A number of House Republicans oppose the plan because it would allow for passage of a spending bill even if the Senate voted to keep funds for the Affordable Care Act. Those members insist on ending funds for the law.
“There’s a bit of work that needs to be done,” Ohio Republican Steve Chabot said in an interview. He said Republican leaders notified members about the delay today. The vote had been set for tomorrow.
Many Republicans are calling for reductions in entitlement programs and an end to funding for the health-care law in exchange for the spending measure and raising the debt ceiling. Funding for the federal government runs out when the fiscal year ends Sept. 30. The U.S. will reach its debt limit as early as mid-October.
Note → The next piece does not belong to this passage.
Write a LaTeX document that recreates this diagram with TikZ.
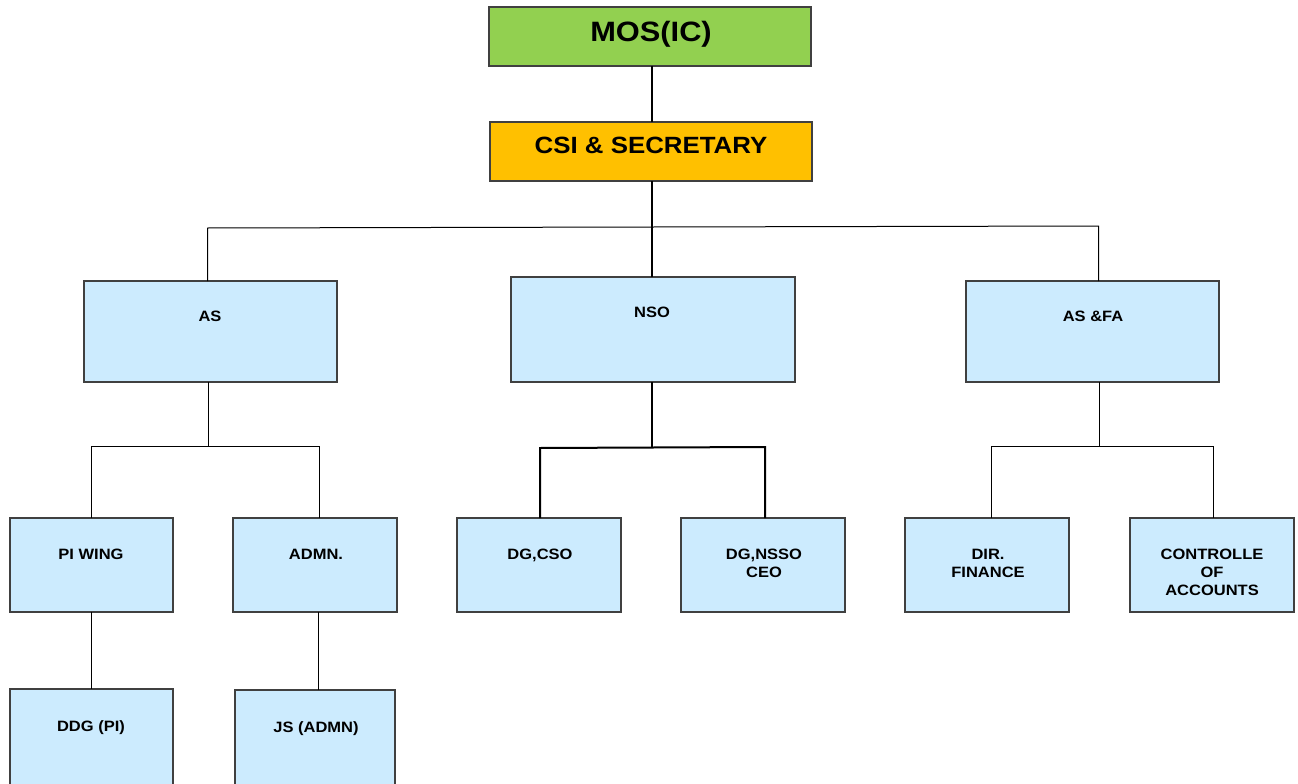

Also today, a Senate Democratic aide said leaders in that party plan to tell Republicans they won’t accept added conditions to the stopgap government-funding bill or an increase in the U.S. debt limit.
Senate Majority Leader Harry Reid, a Nevada Democrat, at a meeting tomorrow with Boehner and other top congressional leaders will tell Republicans that Democrats would agree to a measure that keeps current spending cuts, said the aide. The aide sought anonymity because the plans weren’t public.
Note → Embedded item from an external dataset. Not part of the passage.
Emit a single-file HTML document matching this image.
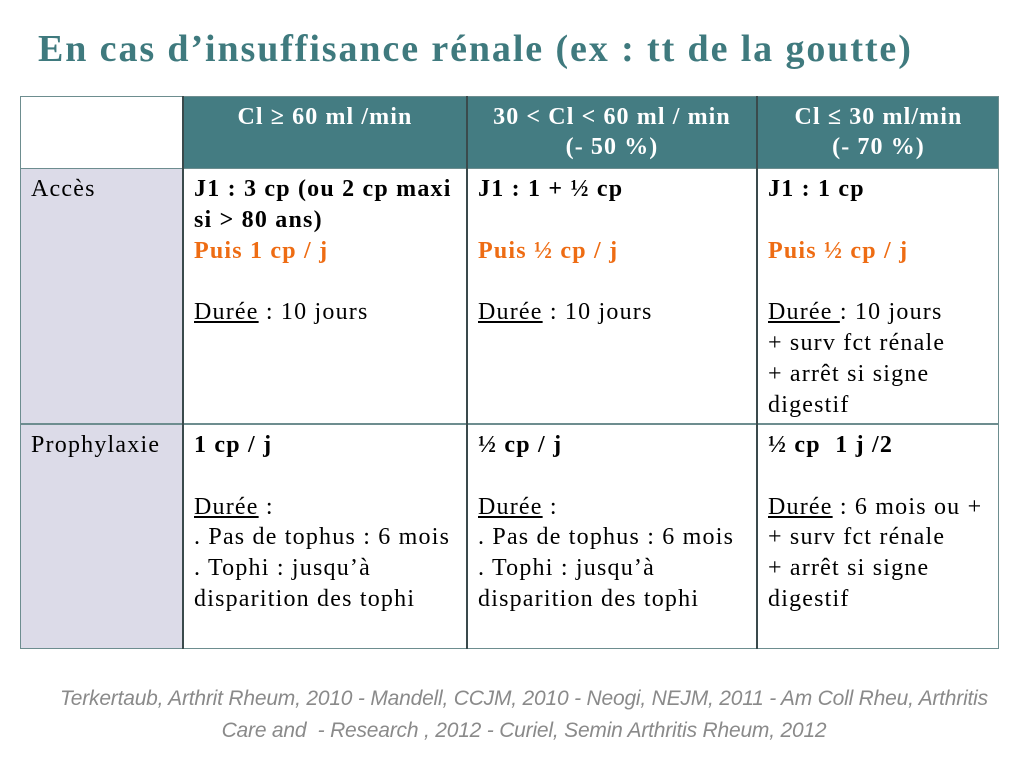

House Democrats said they would oppose the Republican effort to force a Senate vote on the health-care law. Dick Durbin of Illinois, the second-ranking Senate Democrat, dismissed the Republican strategy, calling it “clearly a non-starter in the Senate.”
If the plan fails, the risk of a federal government shutdown increases and Republicans’ leverage in talks to raise the nation’s debt ceiling weakens.
“You know how we stumbled into World War I?” Representative Gerald Connolly, a Virginia Democrat, said in an interview yesterday. “I don’t think there is any design to have a government shutdown, but I think right now Cantor and company risk stumbling into a government shutdown.”
Boehner, an Ohio Republican, said earlier this week his goal was to “cut spending and to stop Obamacare,” not to shut down the government.
The House has voted 40 times to repeal, delay or defund all or part of the health-care law. The Senate has refused to take up almost all of those measures. The 2010 health-care law, upheld last year by the U.S. Supreme Court, is designed to expand coverage to at least 30 million people.
Reid and Boehner plan to meet tomorrow with House Minority Leader Nancy Pelosi, a California Democrat, and Senate Minority Leader Mitch McConnell, a Kentucky Republican, to discuss government financing and the debt ceiling.